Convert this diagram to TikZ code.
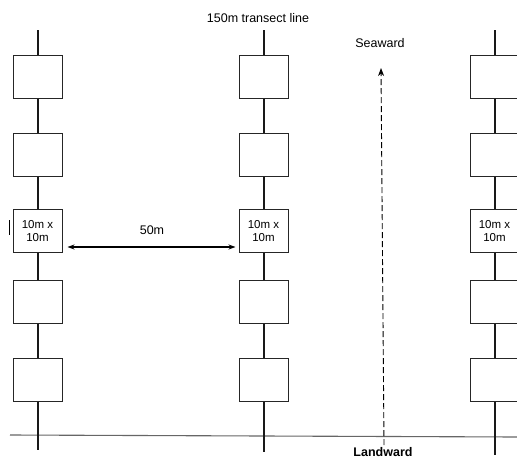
\documentclass[tikz,border=0pt]{standalone}
\usepackage{fontspec}
\setmainfont{Liberation Sans}
\usetikzlibrary{arrows.meta}
\begin{document}
\begin{tikzpicture}[x=1pt,y=-1pt,
  plot/.style={draw=black!85,line width=1pt,minimum width=49pt,minimum height=43pt,inner sep=0pt,align=center,font=\fontsize{11.5}{13}\selectfont,fill=white},
  transect/.style={line width=2pt,black!90},
  lbl/.style={font=\fontsize{12.5}{14}\selectfont,inner sep=0pt}]
\useasboundingbox (0,0) rectangle (517,461);
\clip (0,0) rectangle (517,461);
\fill[white] (0,0) rectangle (517,461);
% baseline (shore line)
\coordinate (hl) at (10,435);
\coordinate (hr) at (517,437);
\draw[line width=1.1pt,black!60] (hl) -- (hr);
% columns
\foreach \c/\x/\b in {L/37.5/450, M/263.5/452, R/494.5/455}{
  \coordinate (\c top) at (\x,30);
  \coordinate (\c bot) at (\x,\b);
  \node[plot] (\c1) at (\x,76.5) {};
  \node[plot] (\c2) at (\x,154.5) {};
  \node[plot] (\c3) at (\x,231) {10m x\\10m};
  \node[plot] (\c4) at (\x,302) {};
  \node[plot] (\c5) at (\x,379.5) {};
  \draw[transect] (\c top) -- (\c1.north);
  \draw[transect] (\c1.south) -- (\c2.north);
  \draw[transect] (\c2.south) -- (\c3.north);
  \draw[transect] (\c3.south) -- (\c4.north);
  \draw[transect] (\c4.south) -- (\c5.north);
  \draw[transect] (\c5.south) -- (\c bot);
}
% small tick left of left box
\coordinate (t1) at (9,220);
\coordinate (t2) at (9,235);
\draw[line width=0.9pt] (t1) -- (t2);
% 50m arrow
\coordinate (a1) at ([xshift=5pt]L3.south east |- 0,247);
\coordinate (a2) at ([xshift=-3pt]M3.south west |- 0,247);
\draw[line width=1.5pt,{Stealth[length=7pt,width=5pt]}-{Stealth[length=7pt,width=5pt]}] (a1) -- (a2);
\node[lbl] (d50) at (152,230) {50m};
% labels
\node[lbl] (title) at (258,18) {150m transect line};
\node[lbl] (sea) at (380,43) {Seaward};
\node[lbl,font=\fontsize{12.5}{14}\selectfont\bfseries] (land) at (383,452) {Landward};
% dashed arrow
\coordinate (s1) at (384,445);
\coordinate (s2) at (381,68);
\draw[line width=0.9pt,dash pattern=on 6pt off 3pt,-{Stealth[length=8pt,width=6pt]}] (s1) -- (s2);
\end{tikzpicture}
\end{document}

*Task statement*
Images in the data above are to be skipped. Retype all other material exactly.

*Task output*
Convert this diagram to TikZ code.
\documentclass[tikz,border=0pt]{standalone}
\usepackage{fontspec}
\setmainfont{Liberation Sans}
\usetikzlibrary{arrows.meta}
\begin{document}
\begin{tikzpicture}[x=1pt,y=-1pt,
  plot/.style={draw=black!85,line width=1pt,minimum width=49pt,minimum height=43pt,inner sep=0pt,align=center,font=\fontsize{11.5}{13}\selectfont,fill=white},
  transect/.style={line width=2pt,black!90},
  lbl/.style={font=\fontsize{12.5}{14}\selectfont,inner sep=0pt}]
\useasboundingbox (0,0) rectangle (517,461);
\clip (0,0) rectangle (517,461);
\fill[white] (0,0) rectangle (517,461);
% baseline (shore line)
\coordinate (hl) at (10,435);
\coordinate (hr) at (517,437);
\draw[line width=1.1pt,black!60] (hl) -- (hr);
% columns
\foreach \c/\x/\b in {L/37.5/450, M/263.5/452, R/494.5/455}{
  \coordinate (\c top) at (\x,30);
  \coordinate (\c bot) at (\x,\b);
  \node[plot] (\c1) at (\x,76.5) {};
  \node[plot] (\c2) at (\x,154.5) {};
  \node[plot] (\c3) at (\x,231) {10m x\\10m};
  \node[plot] (\c4) at (\x,302) {};
  \node[plot] (\c5) at (\x,379.5) {};
  \draw[transect] (\c top) -- (\c1.north);
  \draw[transect] (\c1.south) -- (\c2.north);
  \draw[transect] (\c2.south) -- (\c3.north);
  \draw[transect] (\c3.south) -- (\c4.north);
  \draw[transect] (\c4.south) -- (\c5.north);
  \draw[transect] (\c5.south) -- (\c bot);
}
% small tick left of left box
\coordinate (t1) at (9,220);
\coordinate (t2) at (9,235);
\draw[line width=0.9pt] (t1) -- (t2);
% 50m arrow
\coordinate (a1) at ([xshift=5pt]L3.south east |- 0,247);
\coordinate (a2) at ([xshift=-3pt]M3.south west |- 0,247);
\draw[line width=1.5pt,{Stealth[length=7pt,width=5pt]}-{Stealth[length=7pt,width=5pt]}] (a1) -- (a2);
\node[lbl] (d50) at (152,230) {50m};
% labels
\node[lbl] (title) at (258,18) {150m transect line};
\node[lbl] (sea) at (380,43) {Seaward};
\node[lbl,font=\fontsize{12.5}{14}\selectfont\bfseries] (land) at (383,452) {Landward};
% dashed arrow
\coordinate (s1) at (384,445);
\coordinate (s2) at (381,68);
\draw[line width=0.9pt,dash pattern=on 6pt off 3pt,-{Stealth[length=8pt,width=6pt]}] (s1) -- (s2);
\end{tikzpicture}
\end{document}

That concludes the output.